On Tue, May 03, 2016 at 05:30:23PM +0200, Jakub Hrozek wrote:
On Tue, May 03, 2016 at 03:52:03PM +0100, Patrick Coleman wrote:
> On 1 May 2016 at 17:04, Jakub Hrozek <jhrozek(a)redhat.com> wrote:
> >> On 30 Apr 2016, at 10:28, Patrick Coleman
<patrick.coleman(a)meraki.com> wrote:
> >> On 29 Apr 2016 9:10 pm, "Lukas Slebodnik"
<lslebodn(a)redhat.com> wrote:
> >> >
> >> > Do you meand IO related load or CPU related load?
> >>
> >> Lots of both, but we're typically IO bound more of the time.
> >>
> >> > If there is issue with CPU then you can mount sssd cache to tmpfs
> >> > to avoid such issues. (there are plans to improve it in 1.14)
> >>
> >> Cool, I'll give that a go.
> >
> > Alternatively, increase the 'timeout' option in sssd's sections..
>
> I appreciate the advice, thankyou. I've put /var/lib/sss on to a tmpfs
> filesystem on a couple of loaded machines and seen what I believe to
> be improvements - it's a little too early to say, but I'll report back
> once I have a wider deployment.
>
> I did want to feed back a little of our research into this issue. If
> we strace the sssd_be subprocess on a loaded machine, we see it
> sitting in msync() and fdatasync() for periods of up to 7.3 seconds in
> one test. This is perhaps expected, given the machine is under heavy
> IO load, but sssd makes a *lot* of these calls.

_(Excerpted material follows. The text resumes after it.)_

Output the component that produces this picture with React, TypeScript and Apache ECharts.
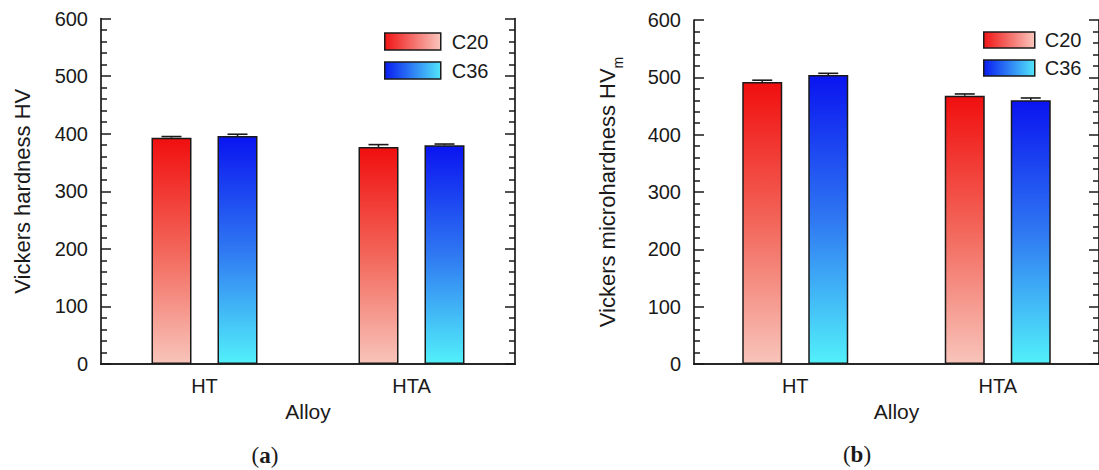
import React, { useEffect, useRef } from 'react';
import * as echarts from 'echarts';

// ---------- data ----------
const categories = ['HT', 'HTA'];
const seriesNames = ['C20', 'C36'];
const yMin = 0;
const yMax = 600;
const yInterval = 100;

// (a) Vickers hardness HV
const hardnessC20 = [393, 377];
const hardnessC20Err = [2, 4];
const hardnessC36 = [396, 380];
const hardnessC36Err = [3, 2];

// (b) Vickers microhardness HVm
const microC20 = [492, 468];
const microC20Err = [3, 3];
const microC36 = [504, 460];
const microC36Err = [3, 4];

const FONT = "'Liberation Sans', Arial, sans-serif";
const SERIF = "'Liberation Serif', 'DejaVu Serif', serif";
const INK = '#1a1a1a';

const redGrad = () =>
  new echarts.graphic.LinearGradient(0, 0, 0, 1, [
    { offset: 0, color: '#f00f0f' },
    { offset: 0.5, color: '#f3665a' },
    { offset: 1, color: '#f8c4ba' },
  ]);
const blueGrad = () =>
  new echarts.graphic.LinearGradient(0, 0, 0, 1, [
    { offset: 0, color: '#0a14f0' },
    { offset: 0.5, color: '#2f78f2' },
    { offset: 1, color: '#52f0fa' },
  ]);
const redLegend = () =>
  new echarts.graphic.LinearGradient(0, 0, 1, 0, [
    { offset: 0, color: '#f01515' },
    { offset: 1, color: '#f9c6bd' },
  ]);
const blueLegend = () =>
  new echarts.graphic.LinearGradient(0, 0, 1, 0, [
    { offset: 0, color: '#0a1cf0' },
    { offset: 1, color: '#52e6fa' },
  ]);

const BAR_W = 40;
const BAR_OFF = 33; // half of (bar width + gap) between the two bars of a group

function errRender(offset: number) {
  return (params: any, api: any) => {
    const cat = api.value(0);
    const val = api.value(1);
    const err = api.value(2);
    const base = api.coord([cat, val]);
    const top = api.coord([cat, val + err]);
    const x = base[0] + offset;
    const st = { stroke: INK, lineWidth: 1.6 };
    return {
      type: 'group',
      children: [
        { type: 'line', shape: { x1: x, y1: base[1], x2: x, y2: top[1] }, style: st },
        { type: 'line', shape: { x1: x - 10, y1: top[1], x2: x + 10, y2: top[1] }, style: st },
      ],
    };
  };
}

function gridAxes(gridIndex: number, yName: any, yNameGap: number) {
  const xBottom = {
    type: 'category',
    gridIndex,
    data: categories,
    position: 'bottom',
    name: 'Alloy',
    nameLocation: 'middle',
    nameGap: 37,
    nameTextStyle: { fontFamily: FONT, fontSize: 21, color: INK },
    axisLine: { show: true, lineStyle: { color: INK, width: 1.7 } },
    axisTick: { show: false },
    axisLabel: { fontFamily: FONT, fontSize: 20, color: INK, margin: 12 },
    splitLine: { show: false },
  };
  const xTop = {
    type: 'category',
    gridIndex,
    data: categories,
    position: 'top',
    axisLine: { show: true, lineStyle: { color: INK, width: 1.7 } },
    axisTick: { show: false },
    axisLabel: { show: false },
    splitLine: { show: false },
  };
  const yLeft = {
    type: 'value',
    gridIndex,
    position: 'left',
    min: yMin,
    max: yMax,
    interval: yInterval,
    name: yName.text,
    nameLocation: 'middle',
    nameGap: yNameGap,
    nameRotate: 90,
    nameTextStyle: {
      fontFamily: FONT,
      fontSize: 22,
      color: INK,
      rich: yName.rich,
    },
    axisLine: { show: true, lineStyle: { color: INK, width: 1.7 } },
    axisTick: { show: true, inside: true, length: 10, lineStyle: { color: INK, width: 1.5 } },
    minorTick: { show: true, splitNumber: 5, length: 6, lineStyle: { color: INK, width: 1.5 } },
    axisLabel: { fontFamily: FONT, fontSize: 20, color: INK, margin: 13 },
    splitLine: { show: false },
  };
  const yRight = {
    type: 'value',
    gridIndex,
    position: 'right',
    min: yMin,
    max: yMax,
    interval: yInterval,
    axisLine: { show: true, lineStyle: { color: INK, width: 1.7 } },
    axisTick: { show: true, inside: true, length: 10, lineStyle: { color: INK, width: 1.5 } },
    minorTick: { show: true, splitNumber: 5, length: 6, lineStyle: { color: INK, width: 1.5 } },
    axisLabel: { show: false },
    splitLine: { show: false },
  };
  return { x: [xBottom, xTop], y: [yLeft, yRight] };
}

function barSeries(name: string, values: number[], xi: number, yi: number, color: any) {
  return {
    type: 'bar',
    name,
    xAxisIndex: xi,
    yAxisIndex: yi,
    data: values,
    barWidth: BAR_W,
    barGap: '65%',
    itemStyle: { color, borderColor: INK, borderWidth: 1.5 },
    z: 2,
  };
}

function errSeries(name: string, values: number[], errs: number[], xi: number, yi: number, offset: number) {
  return {
    type: 'custom',
    name,
    xAxisIndex: xi,
    yAxisIndex: yi,
    data: categories.map((_, i) => [i, values[i], errs[i]]),
    encode: { x: 0, y: 1 },
    renderItem: errRender(offset),
    z: 3,
  };
}

function legendFor(left: number, top: number, w: number, h: number, gap: number, textPad: number) {
  return {
    orient: 'vertical',
    left,
    top,
    padding: 0,
    itemWidth: w,
    itemHeight: h,
    itemGap: gap,
    icon: 'rect',
    selectedMode: false,
    textStyle: { fontFamily: FONT, fontSize: 20, color: INK, lineHeight: 20, padding: [0, 0, 0, textPad] },
    data: [
      { name: seriesNames[0], itemStyle: { color: redLegend(), borderColor: INK, borderWidth: 1.5 } },
      { name: seriesNames[1], itemStyle: { color: blueLegend(), borderColor: INK, borderWidth: 1.5 } },
    ],
  };
}

export default function App() {
  const ref = useRef<HTMLDivElement>(null);
  useEffect(() => {
    if (!ref.current) return;
    const chart = echarts.init(ref.current, undefined, { renderer: 'svg' });
    const a = gridAxes(0, { text: 'Vickers hardness HV' }, 68);
    const b = gridAxes(
      1,
      {
        text: '{m|Vickers microhardness HV}{s|m}',
        rich: {
          m: { fontFamily: FONT, fontSize: 22, color: INK, lineHeight: 22, verticalAlign: 'top' },
          s: { fontFamily: FONT, fontSize: 14, color: INK, lineHeight: 44, verticalAlign: 'middle' },
        },
      },
      54
    );
    const option: any = {
      animation: false,
      backgroundColor: '#ffffff',
      grid: [
        { left: 101, top: 18.5, width: 414, height: 345.5 },
        { left: 694, top: 20, width: 414, height: 344 },
      ],
      xAxis: [...a.x, ...b.x],
      yAxis: [...a.y, ...b.y],
      legend: [legendFor(384, 31.5, 56, 17, 9, 6), legendFor(983, 30, 51, 16, 8, 5)],
      series: [
        barSeries(seriesNames[0], hardnessC20, 0, 0, redGrad()),
        barSeries(seriesNames[1], hardnessC36, 0, 0, blueGrad()),
        errSeries('C20 error (a)', hardnessC20, hardnessC20Err, 0, 0, -BAR_OFF),
        errSeries('C36 error (a)', hardnessC36, hardnessC36Err, 0, 0, BAR_OFF),
        barSeries(seriesNames[0], microC20, 2, 2, redGrad()),
        barSeries(seriesNames[1], microC36, 2, 2, blueGrad()),
        errSeries('C20 error (b)', microC20, microC20Err, 2, 2, -BAR_OFF),
        errSeries('C36 error (b)', microC36, microC36Err, 2, 2, BAR_OFF),
      ],
      graphic: [
        {
          type: 'text',
          x: 265,
          y: 455,
          style: {
            text: '({b|a})',
            fontFamily: SERIF,
            fontSize: 23,
            fill: INK,
            align: 'center',
            verticalAlign: 'middle',
            rich: { b: { fontFamily: SERIF, fontSize: 23, fontWeight: 'bold', fill: INK } },
          },
        },
        {
          type: 'text',
          x: 857,
          y: 454,
          style: {
            text: '({b|b})',
            fontFamily: SERIF,
            fontSize: 23,
            fill: INK,
            align: 'center',
            verticalAlign: 'middle',
            rich: { b: { fontFamily: SERIF, fontSize: 23, fontWeight: 'bold', fill: INK } },
          },
        },
      ],
    };
    chart.setOption(option);
    return () => chart.dispose();
  }, []);
  return (
    <div
      ref={ref}
      style={{ position: 'fixed', left: 0, top: 0, width: 1099, height: 470, background: '#fff' }}
    />
  );
}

Yes, every cache update does 4 of these. This is a know issue I'm
working on right now:
https://fedorahosted.org/sssd/ticket/2602
In particular:
https://fedorahosted.org/sssd/wiki/DesignDocs/OneFourteenPerformanceImpro...
By the way, some comparison from my WIP branch. Without the patches,
updating a user who is a member of several hundred large groups with 'id'
takes the following:
Total run time of id was: 19415 ms
Number of zero-level cache transactions: 283
--> Time spent in level-0 sysdb transactions: 7694 ms
--> Time spent writing to LDB: 2958 ms
Number of LDAP searches: 562
Time spent waiting for LDAP: 4548 ms
With the patches to avoid cache writes:
Total run time of id was: 9482 ms
Number of zero-level cache transactions: 283
--> Time spent in level-0 sysdb transactions: 1074 ms
--> Time spent writing to LDB: 38 ms
Number of LDAP searches: 562
Time spent waiting for LDAP: 4792 ms
So I think this already shows a nice improvement, although there is
still quite a bit to work on..